(THE EXERCISE)
Restate each line of the listing exactly, without carrying over any pictures.

------------

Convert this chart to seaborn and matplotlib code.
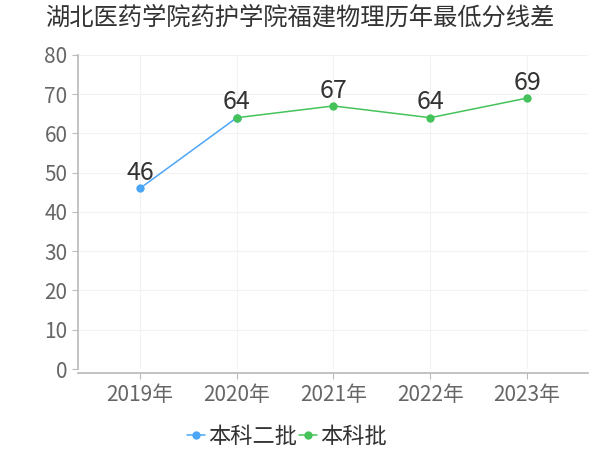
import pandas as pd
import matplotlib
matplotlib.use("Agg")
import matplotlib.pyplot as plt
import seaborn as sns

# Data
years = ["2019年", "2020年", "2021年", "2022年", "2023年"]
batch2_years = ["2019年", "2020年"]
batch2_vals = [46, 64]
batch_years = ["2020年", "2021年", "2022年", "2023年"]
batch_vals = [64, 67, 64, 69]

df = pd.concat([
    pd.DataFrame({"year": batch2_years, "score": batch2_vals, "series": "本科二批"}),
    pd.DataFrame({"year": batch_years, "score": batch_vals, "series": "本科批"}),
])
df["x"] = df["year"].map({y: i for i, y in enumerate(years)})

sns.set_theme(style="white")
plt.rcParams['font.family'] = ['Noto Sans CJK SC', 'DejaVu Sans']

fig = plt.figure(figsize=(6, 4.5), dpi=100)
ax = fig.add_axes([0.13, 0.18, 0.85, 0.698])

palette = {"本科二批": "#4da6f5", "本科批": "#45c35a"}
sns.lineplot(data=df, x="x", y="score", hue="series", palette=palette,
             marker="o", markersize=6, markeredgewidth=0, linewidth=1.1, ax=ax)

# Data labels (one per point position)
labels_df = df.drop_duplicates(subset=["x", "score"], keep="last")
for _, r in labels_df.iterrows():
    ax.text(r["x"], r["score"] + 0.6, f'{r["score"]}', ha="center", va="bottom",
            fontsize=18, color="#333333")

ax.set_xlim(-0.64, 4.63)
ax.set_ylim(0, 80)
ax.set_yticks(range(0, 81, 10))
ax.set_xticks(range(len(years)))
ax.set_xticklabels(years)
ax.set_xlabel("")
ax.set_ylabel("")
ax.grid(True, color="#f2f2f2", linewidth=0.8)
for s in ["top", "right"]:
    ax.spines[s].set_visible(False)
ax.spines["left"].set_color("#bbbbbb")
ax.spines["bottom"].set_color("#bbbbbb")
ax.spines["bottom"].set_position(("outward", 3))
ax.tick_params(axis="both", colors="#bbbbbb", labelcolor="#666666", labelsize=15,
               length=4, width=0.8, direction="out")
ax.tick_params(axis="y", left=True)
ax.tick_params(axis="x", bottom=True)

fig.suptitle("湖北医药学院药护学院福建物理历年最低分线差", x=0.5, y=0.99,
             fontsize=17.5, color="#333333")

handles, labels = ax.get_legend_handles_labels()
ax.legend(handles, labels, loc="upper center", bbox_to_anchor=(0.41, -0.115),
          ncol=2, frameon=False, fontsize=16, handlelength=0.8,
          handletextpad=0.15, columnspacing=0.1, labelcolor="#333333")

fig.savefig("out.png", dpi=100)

------------

(WRITTEN RESPONSE)
Convert this chart to seaborn and matplotlib code.
import pandas as pd
import matplotlib
matplotlib.use("Agg")
import matplotlib.pyplot as plt
import seaborn as sns

# Data
years = ["2019年", "2020年", "2021年", "2022年", "2023年"]
batch2_years = ["2019年", "2020年"]
batch2_vals = [46, 64]
batch_years = ["2020年", "2021年", "2022年", "2023年"]
batch_vals = [64, 67, 64, 69]

df = pd.concat([
    pd.DataFrame({"year": batch2_years, "score": batch2_vals, "series": "本科二批"}),
    pd.DataFrame({"year": batch_years, "score": batch_vals, "series": "本科批"}),
])
df["x"] = df["year"].map({y: i for i, y in enumerate(years)})

sns.set_theme(style="white")
plt.rcParams['font.family'] = ['Noto Sans CJK SC', 'DejaVu Sans']

fig = plt.figure(figsize=(6, 4.5), dpi=100)
ax = fig.add_axes([0.13, 0.18, 0.85, 0.698])

palette = {"本科二批": "#4da6f5", "本科批": "#45c35a"}
sns.lineplot(data=df, x="x", y="score", hue="series", palette=palette,
             marker="o", markersize=6, markeredgewidth=0, linewidth=1.1, ax=ax)

# Data labels (one per point position)
labels_df = df.drop_duplicates(subset=["x", "score"], keep="last")
for _, r in labels_df.iterrows():
    ax.text(r["x"], r["score"] + 0.6, f'{r["score"]}', ha="center", va="bottom",
            fontsize=18, color="#333333")

ax.set_xlim(-0.64, 4.63)
ax.set_ylim(0, 80)
ax.set_yticks(range(0, 81, 10))
ax.set_xticks(range(len(years)))
ax.set_xticklabels(years)
ax.set_xlabel("")
ax.set_ylabel("")
ax.grid(True, color="#f2f2f2", linewidth=0.8)
for s in ["top", "right"]:
    ax.spines[s].set_visible(False)
ax.spines["left"].set_color("#bbbbbb")
ax.spines["bottom"].set_color("#bbbbbb")
ax.spines["bottom"].set_position(("outward", 3))
ax.tick_params(axis="both", colors="#bbbbbb", labelcolor="#666666", labelsize=15,
               length=4, width=0.8, direction="out")
ax.tick_params(axis="y", left=True)
ax.tick_params(axis="x", bottom=True)

fig.suptitle("湖北医药学院药护学院福建物理历年最低分线差", x=0.5, y=0.99,
             fontsize=17.5, color="#333333")

handles, labels = ax.get_legend_handles_labels()
ax.legend(handles, labels, loc="upper center", bbox_to_anchor=(0.41, -0.115),
          ncol=2, frameon=False, fontsize=16, handlelength=0.8,
          handletextpad=0.15, columnspacing=0.1, labelcolor="#333333")

fig.savefig("out.png", dpi=100)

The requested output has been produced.